6. Silent Signals Project Overview

Problem Statement:
This project helped us practice building a communication system without speaking, writing, or gesturing — only using blue and white cards.

Objectives:

  • Design a system to send numbers, months, and yes/no responses using cards.
  • Test the system with a partner to check if the message can be understood the first time.
  • Reflect on misunderstandings and redesign for better clarity.

Success Criteria:

  • Create a working card “language.”
  • Partner can understand the number, month, and yes/no answer on the first try.
  • Document design, testing, and reflection.

7. Design & Planning

Card System Plan

Element Method
Numbers Flip the card over to count each number (e.g., 3 flips = number 3).
Months Continue flipping until you land on the correct month (e.g., October).
Yes/No Blue = Yes, White = No.

8. Reflection for Silent Signals

I learned that making a communication system without words is difficult because meanings can easily get mixed up. My first system failed because the writing wasn’t clear.
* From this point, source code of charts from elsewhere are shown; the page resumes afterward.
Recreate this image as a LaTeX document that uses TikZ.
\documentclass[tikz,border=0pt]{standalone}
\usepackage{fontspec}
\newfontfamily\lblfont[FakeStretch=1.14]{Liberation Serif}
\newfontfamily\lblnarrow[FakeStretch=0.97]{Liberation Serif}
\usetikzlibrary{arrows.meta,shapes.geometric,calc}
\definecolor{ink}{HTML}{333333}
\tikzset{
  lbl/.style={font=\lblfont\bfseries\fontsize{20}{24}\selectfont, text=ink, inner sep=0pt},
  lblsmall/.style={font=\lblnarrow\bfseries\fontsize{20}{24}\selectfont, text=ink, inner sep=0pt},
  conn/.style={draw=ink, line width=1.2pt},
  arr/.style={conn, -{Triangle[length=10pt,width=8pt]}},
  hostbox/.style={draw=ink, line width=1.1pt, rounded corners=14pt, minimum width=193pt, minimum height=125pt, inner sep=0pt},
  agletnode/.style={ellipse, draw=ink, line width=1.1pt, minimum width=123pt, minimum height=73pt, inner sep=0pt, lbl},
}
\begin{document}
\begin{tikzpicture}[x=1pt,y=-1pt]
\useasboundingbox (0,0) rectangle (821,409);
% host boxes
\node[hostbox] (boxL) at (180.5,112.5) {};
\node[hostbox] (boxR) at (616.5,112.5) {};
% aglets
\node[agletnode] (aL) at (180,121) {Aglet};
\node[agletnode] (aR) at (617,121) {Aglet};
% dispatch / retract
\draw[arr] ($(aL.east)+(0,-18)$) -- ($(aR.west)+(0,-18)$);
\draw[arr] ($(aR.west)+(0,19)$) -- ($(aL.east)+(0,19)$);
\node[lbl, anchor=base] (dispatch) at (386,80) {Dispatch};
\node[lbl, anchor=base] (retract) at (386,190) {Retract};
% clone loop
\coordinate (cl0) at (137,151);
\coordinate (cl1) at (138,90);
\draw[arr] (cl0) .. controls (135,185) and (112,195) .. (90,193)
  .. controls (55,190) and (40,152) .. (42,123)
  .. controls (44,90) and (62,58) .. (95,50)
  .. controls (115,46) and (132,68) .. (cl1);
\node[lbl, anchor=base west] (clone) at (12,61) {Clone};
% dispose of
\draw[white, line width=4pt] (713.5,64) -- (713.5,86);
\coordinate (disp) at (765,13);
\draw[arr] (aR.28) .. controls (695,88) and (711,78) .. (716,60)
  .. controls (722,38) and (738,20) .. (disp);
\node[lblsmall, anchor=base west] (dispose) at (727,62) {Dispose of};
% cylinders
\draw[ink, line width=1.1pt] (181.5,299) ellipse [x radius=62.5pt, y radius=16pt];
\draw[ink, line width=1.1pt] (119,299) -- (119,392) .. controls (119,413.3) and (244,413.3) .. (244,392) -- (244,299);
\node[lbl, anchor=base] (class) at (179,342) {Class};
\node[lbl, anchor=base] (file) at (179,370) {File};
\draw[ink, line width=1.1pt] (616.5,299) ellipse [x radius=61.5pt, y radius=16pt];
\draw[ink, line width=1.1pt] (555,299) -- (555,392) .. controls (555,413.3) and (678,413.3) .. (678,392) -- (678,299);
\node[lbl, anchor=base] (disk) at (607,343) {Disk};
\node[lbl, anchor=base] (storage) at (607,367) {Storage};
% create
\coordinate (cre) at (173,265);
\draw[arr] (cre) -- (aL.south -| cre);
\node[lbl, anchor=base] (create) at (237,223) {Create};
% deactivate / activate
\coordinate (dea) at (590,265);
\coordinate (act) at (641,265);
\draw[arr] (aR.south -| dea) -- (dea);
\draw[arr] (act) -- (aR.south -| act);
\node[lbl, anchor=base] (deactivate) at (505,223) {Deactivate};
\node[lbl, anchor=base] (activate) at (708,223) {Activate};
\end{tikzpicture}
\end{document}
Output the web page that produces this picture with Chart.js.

Then we tried colors, but “blue” could mean different things, which caused confusion. The flipping system worked better because it gave a clear way to count numbers and show months. From this project, I learned that a good communication system needs simple, consistent, and easy-to-remember rules. If I did this again, I would make the meanings even simpler and test with more partners to make sure it always works.